## Exercise task
Select the lines below containing the word "this".
[Material provided start]
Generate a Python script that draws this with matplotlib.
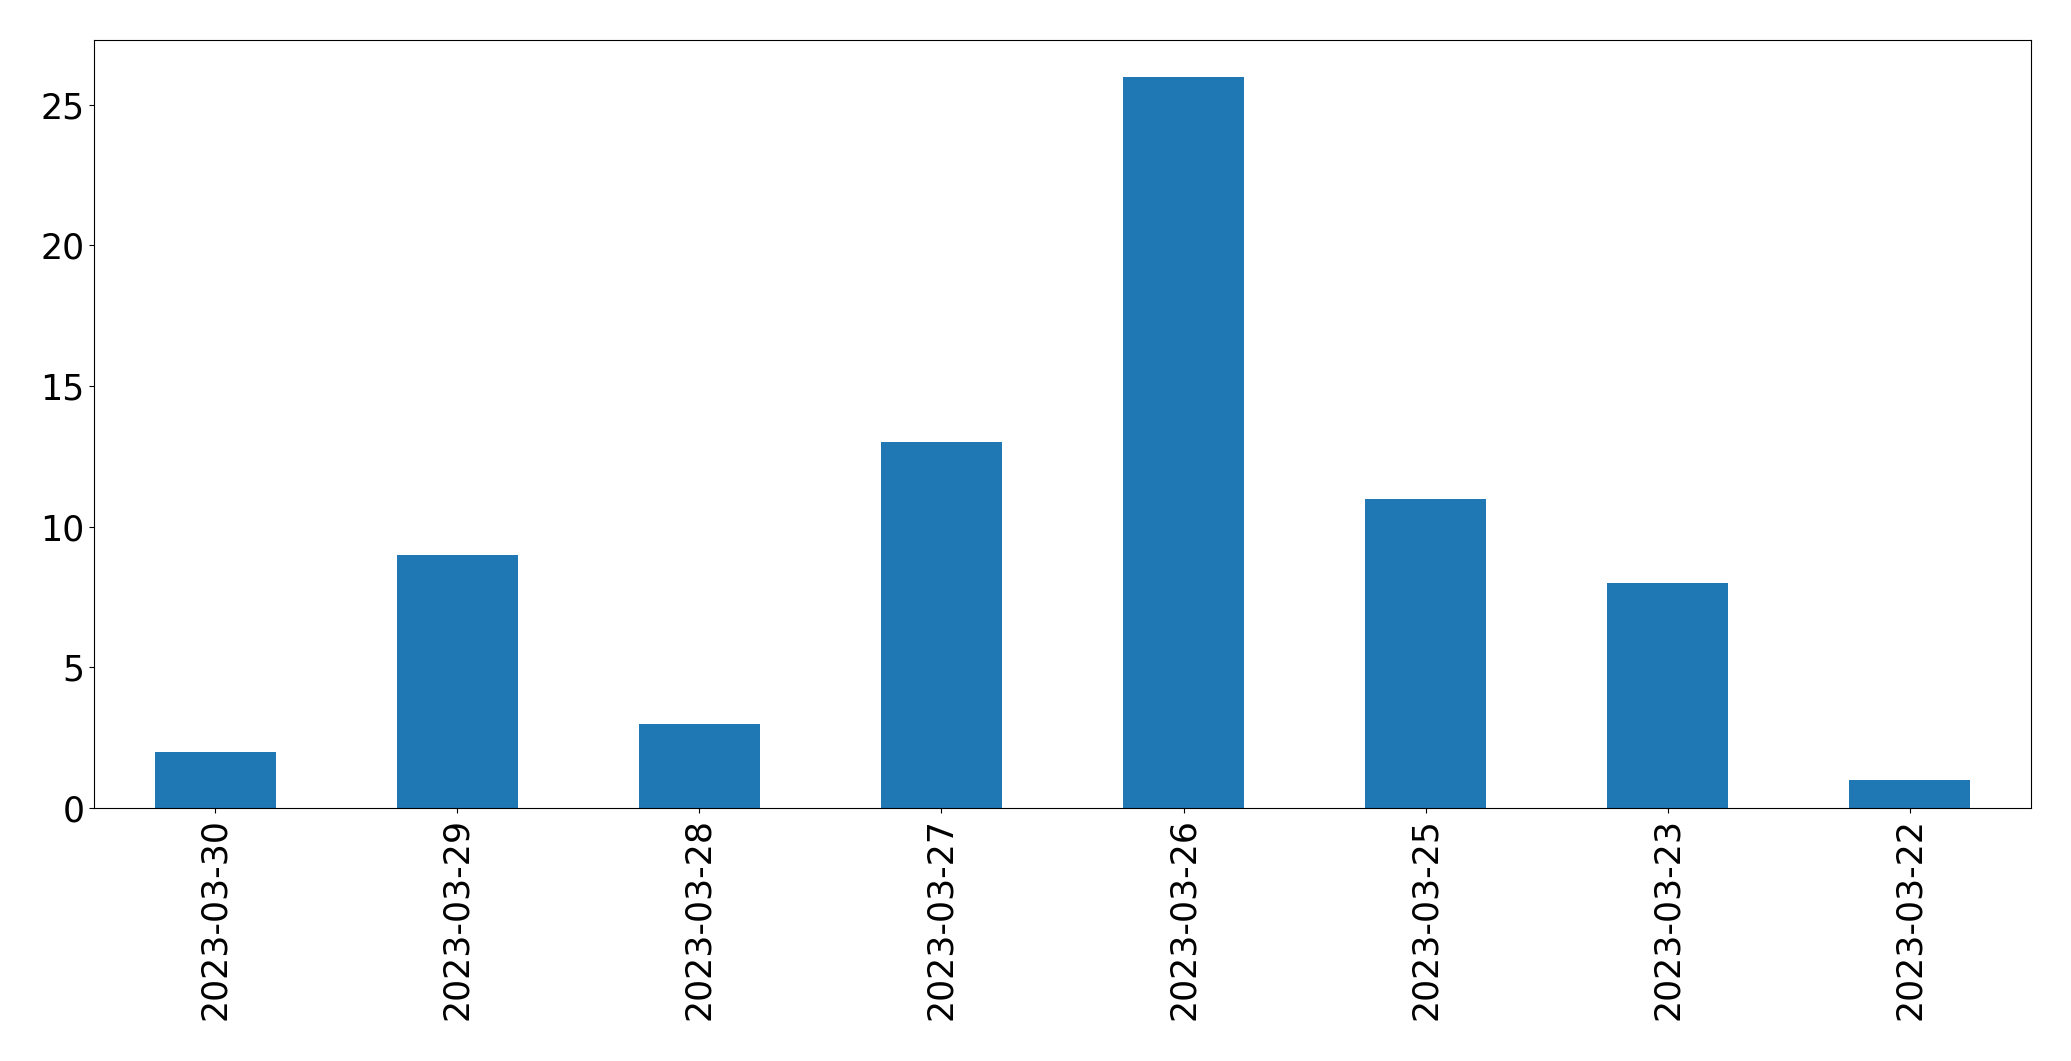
import pandas as pd
import matplotlib
matplotlib.use("Agg")
import matplotlib.pyplot as plt

# Daily counts, newest first (as in the reference)
dates = ['2023-03-30', '2023-03-29', '2023-03-28', '2023-03-27',
         '2023-03-26', '2023-03-25', '2023-03-23', '2023-03-22']
counts = [2, 9, 3, 13, 26, 11, 8, 1]

data = pd.Series(counts, index=dates)

fig, ax = plt.subplots(figsize=(20.71, 10.61), dpi=100)
data.plot(kind='bar', ax=ax, color='#1f77b4', rot=90, fontsize=25)

plt.subplots_adjust(left=0.0454, right=0.9807, top=0.9623, bottom=0.2385)
plt.savefig("out.png", dpi=100)
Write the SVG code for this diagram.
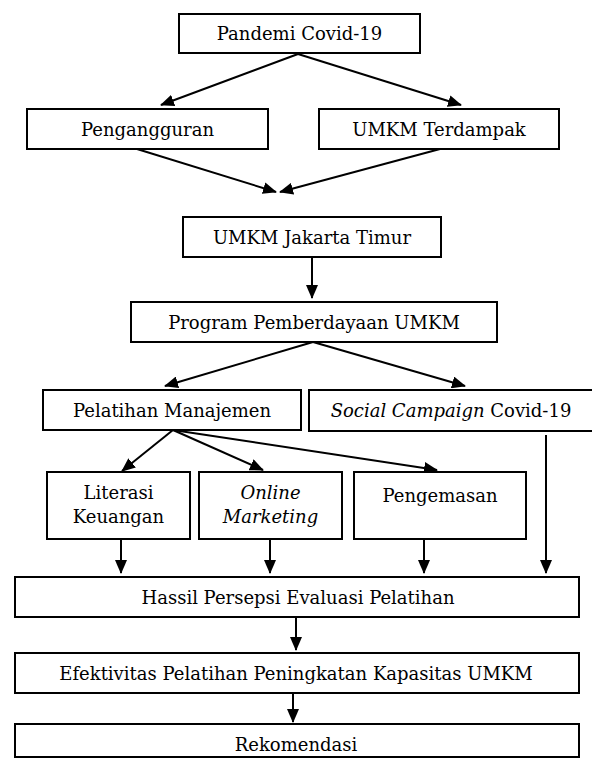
<svg xmlns="http://www.w3.org/2000/svg" width="592" height="760" viewBox="0 0 592 760">
<defs>
<marker id="ah" markerUnits="userSpaceOnUse" markerWidth="14" markerHeight="12" refX="13" refY="6" orient="auto">
<path d="M0,0 L14,6 L0,12 z" fill="#000"/>
</marker>
<style>
.box{fill:#fff;stroke:#000;stroke-width:2}
.t{font-family:"DejaVu Serif","Liberation Serif",serif;font-size:18px;fill:#000;text-anchor:middle}
.i{font-style:italic}
.c{stroke:#000;stroke-width:2;fill:none;marker-end:url(#ah)}
</style>
</defs>
<rect width="592" height="760" fill="#fff"/>
<g id="connectors">
<line class="c" x1="298" y1="54" x2="161" y2="105"/>
<line class="c" x1="298" y1="54" x2="461" y2="105"/>
<line class="c" x1="137" y1="149" x2="276" y2="192"/>
<line class="c" x1="440" y1="149" x2="280" y2="192"/>
<line class="c" x1="312" y1="257" x2="312" y2="298"/>
<line class="c" x1="313" y1="342" x2="165" y2="386"/>
<line class="c" x1="313" y1="342" x2="465" y2="386"/>
<line class="c" x1="173" y1="430" x2="122" y2="471"/>
<line class="c" x1="173" y1="430" x2="263" y2="470"/>
<line class="c" x1="173" y1="430" x2="437" y2="470"/>
<line class="c" x1="121" y1="539" x2="121" y2="573"/>
<line class="c" x1="270" y1="539" x2="270" y2="573"/>
<line class="c" x1="424" y1="539" x2="424" y2="573"/>
<line class="c" x1="546" y1="435" x2="546" y2="573"/>
<line class="c" x1="296" y1="617" x2="296" y2="650"/>
<line class="c" x1="293" y1="693" x2="293" y2="722"/>
</g>
<g id="pandemi"><rect class="box" x="179" y="14" width="241" height="39"/><text class="t" x="299.5" y="40">Pandemi Covid-19</text></g>
<g id="pengangguran"><rect class="box" x="27" y="109" width="241" height="40"/><text class="t" x="147.5" y="136">Pengangguran</text></g>
<g id="umkm-terdampak"><rect class="box" x="319" y="109" width="240" height="40"/><text class="t" x="439" y="136">UMKM Terdampak</text></g>
<g id="umkm-jaktim"><rect class="box" x="183" y="217" width="258" height="40"/><text class="t" x="312" y="244">UMKM Jakarta Timur</text></g>
<g id="program"><rect class="box" x="131" y="302" width="366" height="40"/><text class="t" x="314" y="329">Program Pemberdayaan UMKM</text></g>
<g id="pelatihan"><rect class="box" x="43" y="390" width="258" height="40"/><text class="t" x="172" y="417">Pelatihan Manajemen</text></g>
<g id="social"><rect class="box" x="309" y="390" width="290" height="41"/><text class="t" x="451" y="417"><tspan class="i">Social Campaign</tspan> Covid-19</text></g>
<g id="literasi"><rect class="box" x="47" y="472" width="143" height="67"/><text class="t" x="118.5" y="499">Literasi</text><text class="t" x="118.5" y="523">Keuangan</text></g>
<g id="online"><rect class="box" x="199" y="472" width="143" height="67"/><text class="t i" x="270.5" y="499">Online</text><text class="t i" x="270.5" y="523">Marketing</text></g>
<g id="pengemasan"><rect class="box" x="354" y="472" width="172" height="67"/><text class="t" x="440" y="502">Pengemasan</text></g>
<g id="hassil"><rect class="box" x="15" y="577" width="564" height="40"/><text class="t" x="298" y="604">Hassil Persepsi Evaluasi Pelatihan</text></g>
<g id="efektivitas"><rect class="box" x="15" y="653" width="564" height="40"/><text class="t" x="296" y="680">Efektivitas Pelatihan Peningkatan Kapasitas UMKM</text></g>
<g id="rekomendasi"><rect class="box" x="15" y="724" width="564" height="33"/><text class="t" x="296" y="751">Rekomendasi</text></g>
</svg>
[Material provided end]
## Problem solution
Generate a Python script that draws this with matplotlib.
Write the SVG code for this diagram.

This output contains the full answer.